When she was 16 Angelou became San Francisco’s first African-American streetcar conductor. Her friends included Martin Luther King and Malcolm X, and at Bill Clinton’s inauguration in 1993, she recited a poem that urged Americans "to give birth again / To the dream". In 2010 Barack Obama awarded Angelou with the Presidential Medal of Freedom, the highest civilian honour. Is it surprising to learn that her most famous poem is entitled "Phenomenal Woman"?
But it’s not her poems nor her performances that will ensure Angelou a place in American literary history, but her autobiographies, particularly the first of the seven, I Know Why the Caged Bird Sings, published in 1969 at the height of the radical Black Arts movement.
I Know Why the Caged Bird Sings explores the poverty and violence of racial segregation in 1930s Arkansas and relates the story of Angelou’s rape at the age of seven by a boyfriend of her mother. Angelou testified at the man's trial but he was released and kicked to death outside the courthouse. In response Angelou stopped speaking for five years, believing that her voice was a "killing machine". "When I pick up the pen to write," she told an interviewer once, "I have to scrape it across those scars to sharpen the point." Harold Bloom has spoken of her "almost unique tone" as one that "blends intimacy and detachment".
The story Angelou tells is both personal and historical; something she later acknowledged as linking her work to the great tradition of African-American autobiography, from Frederick Douglass to Malcolm X: "speaking in the first-person singular talking about the first-person plural, always saying I meaning 'we'. And what a responsibility." Like Douglass and Malcolm, Angelou tells a story of transformation and reinvention. If her story begins in segregation, violence and silence, it moves towards recovery and the discovery of a voice.
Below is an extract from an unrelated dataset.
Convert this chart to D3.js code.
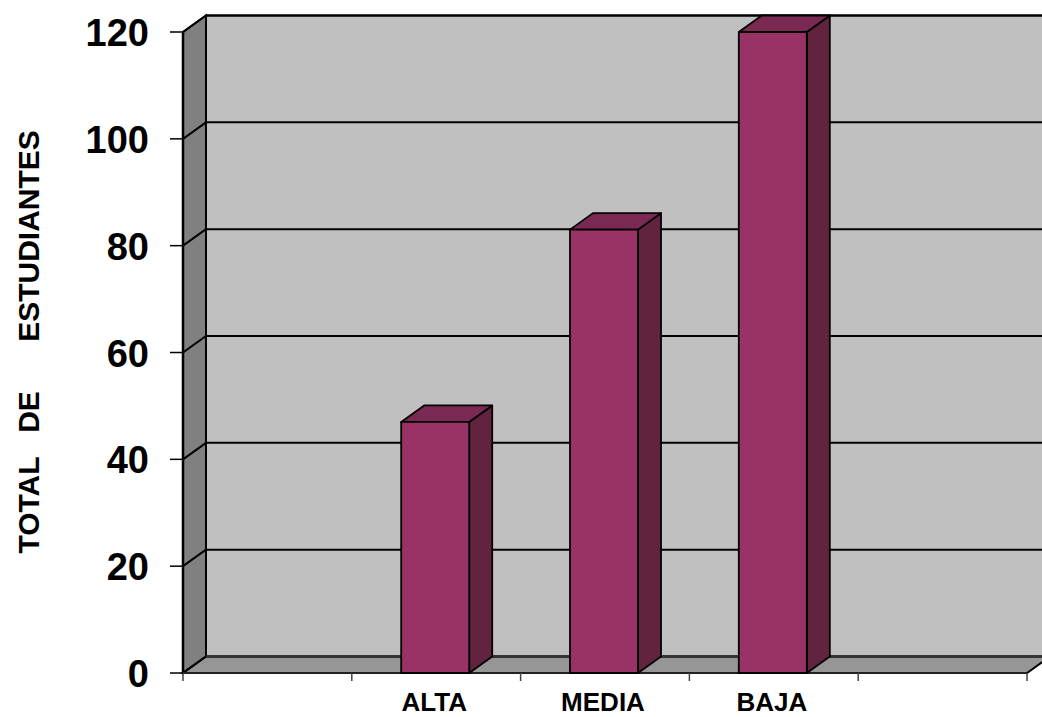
<!DOCTYPE html>
<html>
<head>
<meta charset="utf-8">
<script src="https://cdn.jsdelivr.net/npm/d3@7"></script>
<style>
  html, body { margin: 0; padding: 0; background: #ffffff; }
  svg { display: block; font-family: Arial, "Liberation Sans", sans-serif; }
</style>
</head>
<body>
<svg id="chart" width="1042" height="717"></svg>
<script>
// ---- data ----
const categories = ["slot0", "ALTA", "MEDIA", "BAJA", "slot4"];
const categoryLabels = ["", "ALTA", "MEDIA", "BAJA", ""];
const values = [null, 47, 83, 120, null];
const yTicks = [0, 20, 40, 60, 80, 100, 120];
const yTitleParts = ["TOTAL", "DE", "ESTUDIANTES"];

// ---- layout ----
const svg = d3.select("#chart");
const frontLeft = 183, frontRight = 1027;
const frontBottom = 673, frontTop = 32;
const dx = 23, dy = -16.5;

const x = d3.scaleBand().domain(categories).range([frontLeft, frontRight]).paddingInner(0).paddingOuter(0);
const y = d3.scaleLinear().domain([0, 120]).range([frontBottom, frontTop]);
const barW = x.bandwidth() * 0.403;

const wallBack = "#c0c0c0", wallSide = "#808080", floorCol = "#969696";

// left wall
svg.append("polygon")
  .attr("points", [[frontLeft, y(120)], [frontLeft + dx, y(120) + dy], [frontLeft + dx, y(0) + dy], [frontLeft, y(0)]].join(" "))
  .attr("fill", wallSide).attr("stroke", "#000").attr("stroke-width", 2);
// back wall
svg.append("rect")
  .attr("x", frontLeft + dx).attr("y", y(120) + dy)
  .attr("width", frontRight - frontLeft + 10).attr("height", y(0) - y(120))
  .attr("fill", wallBack).attr("stroke", "#000").attr("stroke-width", 2);
// floor
svg.append("polygon")
  .attr("points", [[frontLeft, y(0)], [frontLeft + dx, y(0) + dy], [frontRight + dx, y(0) + dy], [frontRight, y(0)]].join(" "))
  .attr("fill", floorCol).attr("stroke", "#000").attr("stroke-width", 2);

// gridlines on back wall + left wall
const grid = svg.append("g");
yTicks.forEach(v => {
  grid.append("line")
    .attr("x1", frontLeft + dx).attr("x2", frontRight + dx + 20)
    .attr("y1", y(v) + dy).attr("y2", y(v) + dy)
    .attr("stroke", v === 0 ? "#333" : "#000").attr("stroke-width", v === 0 ? 3 : 2);
  grid.append("line")
    .attr("x1", frontLeft).attr("x2", frontLeft + dx)
    .attr("y1", y(v)).attr("y2", y(v) + dy)
    .attr("stroke", "#000").attr("stroke-width", 2);
});
// front edges
svg.append("line").attr("x1", frontLeft).attr("x2", frontLeft)
  .attr("y1", y(120)).attr("y2", y(0)).attr("stroke", "#000").attr("stroke-width", 2.5);
svg.append("line").attr("x1", frontLeft).attr("x2", frontRight)
  .attr("y1", y(0)).attr("y2", y(0)).attr("stroke", "#222").attr("stroke-width", 2);

// y axis ticks & labels
const yAxis = svg.append("g");
yTicks.forEach(v => {
  yAxis.append("line").attr("x1", frontLeft - 13).attr("x2", frontLeft)
    .attr("y1", y(v)).attr("y2", y(v)).attr("stroke", "#000").attr("stroke-width", 1.5);
  yAxis.append("text").attr("x", 149).attr("y", y(v) + 14)
    .attr("text-anchor", "end").attr("font-size", 38).attr("font-weight", "bold")
    .attr("fill", "#000").text(v);
});

// x axis ticks & labels
const xAxis = svg.append("g");
categories.forEach((c, i) => {
  xAxis.append("line").attr("x1", x(c)).attr("x2", x(c))
    .attr("y1", y(0)).attr("y2", y(0) + 8).attr("stroke", "#444").attr("stroke-width", 1.5);
  if (i === categories.length - 1) {
    xAxis.append("line").attr("x1", x(c) + x.bandwidth()).attr("x2", x(c) + x.bandwidth())
      .attr("y1", y(0)).attr("y2", y(0) + 8).attr("stroke", "#444").attr("stroke-width", 1.5);
  }
  if (categoryLabels[i]) {
    xAxis.append("text").attr("x", x(c) + x.bandwidth() / 2 - 2).attr("y", 711)
      .attr("text-anchor", "middle").attr("font-size", 26).attr("font-weight", "bold")
      .attr("fill", "#000").text(categoryLabels[i]);
  }
});

// bars
const bars = svg.append("g");
categories.forEach((c, i) => {
  const v = values[i];
  if (v == null) return;
  const x0 = x(c) + (x.bandwidth() - barW) / 2 - 1;
  const x1 = x0 + barW;
  const yt = y(v), yb = y(0);
  const g = bars.append("g").attr("stroke", "#000").attr("stroke-width", 1.8).attr("stroke-linejoin", "round");
  g.append("polygon")
    .attr("points", [[x1, yt], [x1 + dx, yt + dy], [x1 + dx, yb + dy], [x1, yb]].join(" "))
    .attr("fill", "#62233f");
  g.append("polygon")
    .attr("points", [[x0, yt], [x0 + dx, yt + dy], [x1 + dx, yt + dy], [x1, yt]].join(" "))
    .attr("fill", "#7a2952");
  g.append("rect").attr("x", x0).attr("y", yt).attr("width", barW).attr("height", yb - yt)
    .attr("fill", "#993366");
});

// y title (three words placed along the axis as in the reference)
const titleCenters = [505, 412, 236];
const titleG = svg.append("g");
yTitleParts.forEach((w, i) => {
  titleG.append("text")
    .attr("transform", `translate(39,${titleCenters[i]}) rotate(-90)`)
    .attr("text-anchor", "middle").attr("font-size", 30).attr("font-weight", "bold")
    .attr("fill", "#000").text(w);
});
</script>
</body>
</html>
As she relates it, the turning point in Angelou’s life came when she heard her teacher, Mrs Flowers, read from Dickens’s A Tale of Two Cities: "Her voice slid in and curved down through and over the words. She was nearly singing."
What was new, in 1969, was to have that voice be that of a black woman. Angelou was one of the trailblazers. In 1970 both Toni Morrison and Alice Walker published their first novels. While Walker and particularly Morrison would go on to greater success, Angelou was never to receive as much critical acclaim for her subsequent memoirs. But if none of the later volumes can match the horror and poignancy of the story of her childhood, they retain its cool wit and sharp observational skill. Angelou’s method was anecdotal, but what anecdotes she had to relate.
By the time she was 19, she had worked as a short-order cook, a prostitute, a nightclub waitress and dancer, and had a two-year-old son to support. Many more jobs and relationships followed, before she became a successful dancer, singer and actor, adapting her first husband’s name to become, finally, Maya Angelou. And that was only the start. We read of meetings with Martin Luther King, life as a journalist in Ghana and an editor in Egypt, directing plays and films, playing the part of Kunte Kinte’s grandmother in the acclaimed television adaptation of Alex Haley’s Roots, romance, motherhood and inspiration.
While she eventually became a kind of one-woman industry, lending her name to all manner of inspirational souvenirs, including a series of Hallmark cards, and acting as mentor for another phenomenon, Oprah Winfrey, Angelou will finally be remembered for writing one of the definitive accounts of what it meant to be a black woman in America during a period of immense change. As she told the thousands gathered below the Capitol building in 1993:
History, despite its wrenching pain,
Cannot be unlived, and if faced
With courage, need not be lived again.